Jika disentuh, itupun bagian
dari misi agama-agama tersebut untuk memperbanyak pengikut. Hal tersebut
dikarenakan agama-agama di Indonesia melihat bahwa adanya pemutlakan
masing-masing agama akan hal-hal yang transcendental sehingga menjadi misi
setiap agama (institusi), tetapi hal ini tidak selaras dengan ideologi
masyarakat yang adil dan bersama sehingga tidak adanya persatuan Indonesia,
karena satu dengan yang lain membuat ‘kotak-kotak’ pembedaan dan bahkan
memaksakan ideologinya untuk dianut oleh orang lain. Dengan ini dibutuhkan
suatu landasan yang kuat tentang Pancasila sebagai harga mati untuk setiap
warga negara, karena misi setiap agama
harus berpayung pada Pancasila untuk mengaktualisasikan perdamaian dan
kemanusiaan. Nilai-nilai agama dan nilai-nilai Pancasila tidak boleh terpisah
satu dengan yang lainnya, karena akan menghasilkan kekacauan dalam masyarakat.
Jika
Priana memandang bahwa Pancasila tepat dijadikan sebagai agama sipil di
Indonesia, maka Menoh dalam tulisannya
mengkaji tentang religisiutas bangsa sebaga hasil penalaran publik agama-agama
di Indonesia (Diteropong dari Perspektif Filsafat Politik Jurgen Habermas). Menoh melihat bahwa sebenarnya praxis politik
yang rasional dari para pendiri bangsa itu mendapat dasar normatifnya dalam
teori demokrasi deliberative Habermas.
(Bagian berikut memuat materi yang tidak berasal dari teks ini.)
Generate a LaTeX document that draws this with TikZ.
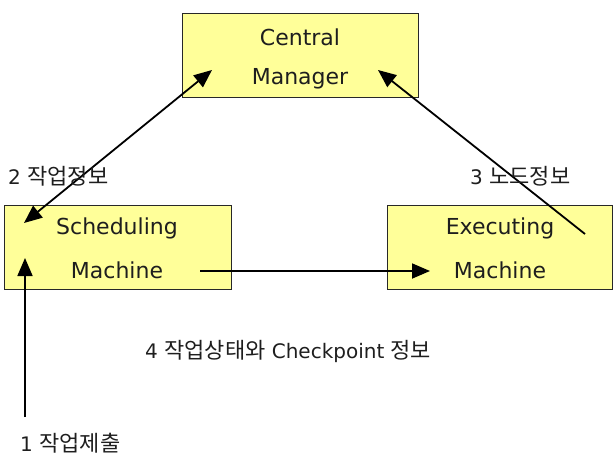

Dalam arti ini demokrasi liberatif,
yakni adanya musyawarah yang penuh keterbukaan, timbang-menimbang, debat yang
jujur, diskusi yang rasional, telah menjadi praktik para pendiri bangsa
Indonesia dalam merumuskan norma hidup bersama, terutama dalam pluralitas
keagamaan, bahkan mampu menghasilkan suatu religiusitas bangsa. Dengan
pemahaman ini, maka semakin memperkuat penjelasan dan argument dari Priana
bahwa sangat tepat Pancasila digunakan sebagai agama sipil di Indonesia. Hal
ini jelas karena setiap butir dalam Pancasila mengandung arti yang mendalam
dalam hidup di konteks Indonesia. Menoh mengatakan bahwa seharusnya dengan
dasar demokrasi liberatif yang telah tertanam kepada para pendiri bangsa ini,
maka sudah sepatutnya kita menjunjung tinggi nilai-nilai kemanusiaan, tanpa
mendiskriminasi kepada yang lemah (minoritas), bahkan setiap orang dapat
menyampaikan pendapatnya, tanpa adanya dominasi dari kaum yang kuat
(mayoritas). Disinilah diskursus dalam ruang publik ditegakkan, di
tengah-tengah perjumpaan agama di ruang public. Bukan menjadikan agama sebagai
bagian dari negara, dan juga tidak menjadikannya terpisah secara tajam,
melainkan harus selalu adanya diskursus dari negara kepada kaum rohaniawan
untuk membangun negara ini dengan lebih baik. Tanpa adanya hal tersebut,
niscaya sulit adanya demokrasi yang bertujuan untuk memanusiakan manusia,
bahkan pasti di dalamnya ada penindasan yang kelihatan maupun tidak kelihatan.
Selanjutnya,
hal yang lebih spesifik ditinjau dari pandangan Lauterboom tentang tulisannya
Menemukan Tuhan di Tapal Batas, yakni suatu Upaya Berteologi di Konteks
Masyarakat Urban. Singkatnya, pandangan Lauterboom ingin menghasilkan suatu
cara berteologi dalam konteks masyarakat urban, di mana dalam masyarakat
tersebut selalu diidentikkan dengan individualitas sehingga terjadi batas-batas
dalam kehidupan mereka. Ketika hal itu terjadi, maka kegiatan keagamaan hanya dijadikan rutinitas belaka, dan berjumpa
dengan orang lain hanya sekedar basa-basi. Lauterboom menyampaikan bahwa cara
berteologi terhadap masyarakat urban harusnya menjadi tempat bertemu setiap
orang untuk berdisksusi secara terbuka, tanpa adanya prasangka, dan saling
mengenal satu dengan yang lain. Untuk membangun relasi dengan yang lain, harus
adanya rasa saling menerima bahkan keluar dari batas-batas kita untuk
menjangkau yang lain dalam mengkontekstualisasikan teologi di Indonesia.